SUPPLIED INFORMATION:
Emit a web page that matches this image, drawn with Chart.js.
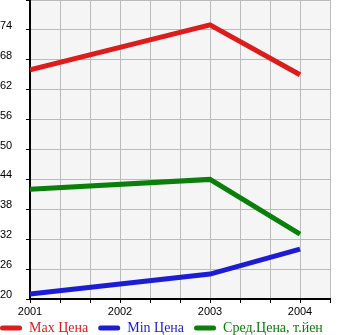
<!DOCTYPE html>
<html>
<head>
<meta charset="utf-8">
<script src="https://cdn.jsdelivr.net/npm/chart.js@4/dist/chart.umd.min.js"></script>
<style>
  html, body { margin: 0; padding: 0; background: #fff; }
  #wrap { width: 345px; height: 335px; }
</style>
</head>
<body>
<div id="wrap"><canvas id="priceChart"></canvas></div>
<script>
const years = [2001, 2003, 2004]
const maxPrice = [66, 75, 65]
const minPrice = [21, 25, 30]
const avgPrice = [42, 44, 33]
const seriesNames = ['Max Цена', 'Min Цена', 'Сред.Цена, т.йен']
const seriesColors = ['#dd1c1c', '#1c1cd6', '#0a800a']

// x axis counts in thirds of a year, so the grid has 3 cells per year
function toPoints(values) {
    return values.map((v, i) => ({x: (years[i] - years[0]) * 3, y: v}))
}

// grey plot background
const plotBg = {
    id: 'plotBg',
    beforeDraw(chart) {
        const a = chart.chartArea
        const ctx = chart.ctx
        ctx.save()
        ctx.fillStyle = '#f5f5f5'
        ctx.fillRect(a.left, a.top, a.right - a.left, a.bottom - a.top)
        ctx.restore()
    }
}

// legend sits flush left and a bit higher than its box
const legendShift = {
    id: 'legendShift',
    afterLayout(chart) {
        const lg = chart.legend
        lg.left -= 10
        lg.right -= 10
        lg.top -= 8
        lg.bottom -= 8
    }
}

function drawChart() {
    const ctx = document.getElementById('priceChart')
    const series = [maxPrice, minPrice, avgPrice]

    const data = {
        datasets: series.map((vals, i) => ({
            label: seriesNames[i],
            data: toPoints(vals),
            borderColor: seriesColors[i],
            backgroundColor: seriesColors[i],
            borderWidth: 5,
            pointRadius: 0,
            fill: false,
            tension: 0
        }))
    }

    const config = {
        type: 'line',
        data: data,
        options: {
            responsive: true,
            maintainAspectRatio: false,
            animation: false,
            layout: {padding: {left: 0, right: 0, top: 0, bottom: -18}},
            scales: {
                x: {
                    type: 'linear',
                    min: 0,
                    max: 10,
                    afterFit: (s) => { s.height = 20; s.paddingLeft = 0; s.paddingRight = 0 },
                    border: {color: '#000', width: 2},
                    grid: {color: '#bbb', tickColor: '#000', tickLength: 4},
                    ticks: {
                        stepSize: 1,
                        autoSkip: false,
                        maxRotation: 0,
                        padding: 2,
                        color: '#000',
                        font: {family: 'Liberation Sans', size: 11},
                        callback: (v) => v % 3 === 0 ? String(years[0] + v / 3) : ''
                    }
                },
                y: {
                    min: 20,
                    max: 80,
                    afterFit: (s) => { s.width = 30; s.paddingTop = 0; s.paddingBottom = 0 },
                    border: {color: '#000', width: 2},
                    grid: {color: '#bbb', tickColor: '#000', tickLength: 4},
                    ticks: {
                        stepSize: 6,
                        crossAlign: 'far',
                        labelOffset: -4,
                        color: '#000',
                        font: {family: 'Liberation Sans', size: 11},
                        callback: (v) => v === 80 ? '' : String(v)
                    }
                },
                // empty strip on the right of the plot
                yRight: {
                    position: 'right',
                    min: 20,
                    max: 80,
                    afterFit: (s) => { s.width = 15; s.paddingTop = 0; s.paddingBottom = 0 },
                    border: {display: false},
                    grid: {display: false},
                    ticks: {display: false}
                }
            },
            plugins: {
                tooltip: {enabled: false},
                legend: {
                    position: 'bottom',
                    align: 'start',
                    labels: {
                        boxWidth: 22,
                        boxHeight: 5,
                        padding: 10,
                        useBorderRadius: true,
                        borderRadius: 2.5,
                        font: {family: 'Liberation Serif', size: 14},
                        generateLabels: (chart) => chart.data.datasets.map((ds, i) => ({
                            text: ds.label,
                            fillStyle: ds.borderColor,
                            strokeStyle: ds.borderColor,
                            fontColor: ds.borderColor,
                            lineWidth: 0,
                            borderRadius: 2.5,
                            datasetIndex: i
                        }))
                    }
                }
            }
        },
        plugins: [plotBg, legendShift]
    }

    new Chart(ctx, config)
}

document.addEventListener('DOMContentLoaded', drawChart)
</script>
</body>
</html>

GIVEN EXERCISE: Repeat the data exactly in full, omitting its pictures.

WRITTEN REPLY:
Emit a web page that matches this image, drawn with Chart.js.
<!DOCTYPE html>
<html>
<head>
<meta charset="utf-8">
<script src="https://cdn.jsdelivr.net/npm/chart.js@4/dist/chart.umd.min.js"></script>
<style>
  html, body { margin: 0; padding: 0; background: #fff; }
  #wrap { width: 345px; height: 335px; }
</style>
</head>
<body>
<div id="wrap"><canvas id="priceChart"></canvas></div>
<script>
const years = [2001, 2003, 2004]
const maxPrice = [66, 75, 65]
const minPrice = [21, 25, 30]
const avgPrice = [42, 44, 33]
const seriesNames = ['Max Цена', 'Min Цена', 'Сред.Цена, т.йен']
const seriesColors = ['#dd1c1c', '#1c1cd6', '#0a800a']

// x axis counts in thirds of a year, so the grid has 3 cells per year
function toPoints(values) {
    return values.map((v, i) => ({x: (years[i] - years[0]) * 3, y: v}))
}

// grey plot background
const plotBg = {
    id: 'plotBg',
    beforeDraw(chart) {
        const a = chart.chartArea
        const ctx = chart.ctx
        ctx.save()
        ctx.fillStyle = '#f5f5f5'
        ctx.fillRect(a.left, a.top, a.right - a.left, a.bottom - a.top)
        ctx.restore()
    }
}

// legend sits flush left and a bit higher than its box
const legendShift = {
    id: 'legendShift',
    afterLayout(chart) {
        const lg = chart.legend
        lg.left -= 10
        lg.right -= 10
        lg.top -= 8
        lg.bottom -= 8
    }
}

function drawChart() {
    const ctx = document.getElementById('priceChart')
    const series = [maxPrice, minPrice, avgPrice]

    const data = {
        datasets: series.map((vals, i) => ({
            label: seriesNames[i],
            data: toPoints(vals),
            borderColor: seriesColors[i],
            backgroundColor: seriesColors[i],
            borderWidth: 5,
            pointRadius: 0,
            fill: false,
            tension: 0
        }))
    }

    const config = {
        type: 'line',
        data: data,
        options: {
            responsive: true,
            maintainAspectRatio: false,
            animation: false,
            layout: {padding: {left: 0, right: 0, top: 0, bottom: -18}},
            scales: {
                x: {
                    type: 'linear',
                    min: 0,
                    max: 10,
                    afterFit: (s) => { s.height = 20; s.paddingLeft = 0; s.paddingRight = 0 },
                    border: {color: '#000', width: 2},
                    grid: {color: '#bbb', tickColor: '#000', tickLength: 4},
                    ticks: {
                        stepSize: 1,
                        autoSkip: false,
                        maxRotation: 0,
                        padding: 2,
                        color: '#000',
                        font: {family: 'Liberation Sans', size: 11},
                        callback: (v) => v % 3 === 0 ? String(years[0] + v / 3) : ''
                    }
                },
                y: {
                    min: 20,
                    max: 80,
                    afterFit: (s) => { s.width = 30; s.paddingTop = 0; s.paddingBottom = 0 },
                    border: {color: '#000', width: 2},
                    grid: {color: '#bbb', tickColor: '#000', tickLength: 4},
                    ticks: {
                        stepSize: 6,
                        crossAlign: 'far',
                        labelOffset: -4,
                        color: '#000',
                        font: {family: 'Liberation Sans', size: 11},
                        callback: (v) => v === 80 ? '' : String(v)
                    }
                },
                // empty strip on the right of the plot
                yRight: {
                    position: 'right',
                    min: 20,
                    max: 80,
                    afterFit: (s) => { s.width = 15; s.paddingTop = 0; s.paddingBottom = 0 },
                    border: {display: false},
                    grid: {display: false},
                    ticks: {display: false}
                }
            },
            plugins: {
                tooltip: {enabled: false},
                legend: {
                    position: 'bottom',
                    align: 'start',
                    labels: {
                        boxWidth: 22,
                        boxHeight: 5,
                        padding: 10,
                        useBorderRadius: true,
                        borderRadius: 2.5,
                        font: {family: 'Liberation Serif', size: 14},
                        generateLabels: (chart) => chart.data.datasets.map((ds, i) => ({
                            text: ds.label,
                            fillStyle: ds.borderColor,
                            strokeStyle: ds.borderColor,
                            fontColor: ds.borderColor,
                            lineWidth: 0,
                            borderRadius: 2.5,
                            datasetIndex: i
                        }))
                    }
                }
            }
        },
        plugins: [plotBg, legendShift]
    }

    new Chart(ctx, config)
}

document.addEventListener('DOMContentLoaded', drawChart)
</script>
</body>
</html>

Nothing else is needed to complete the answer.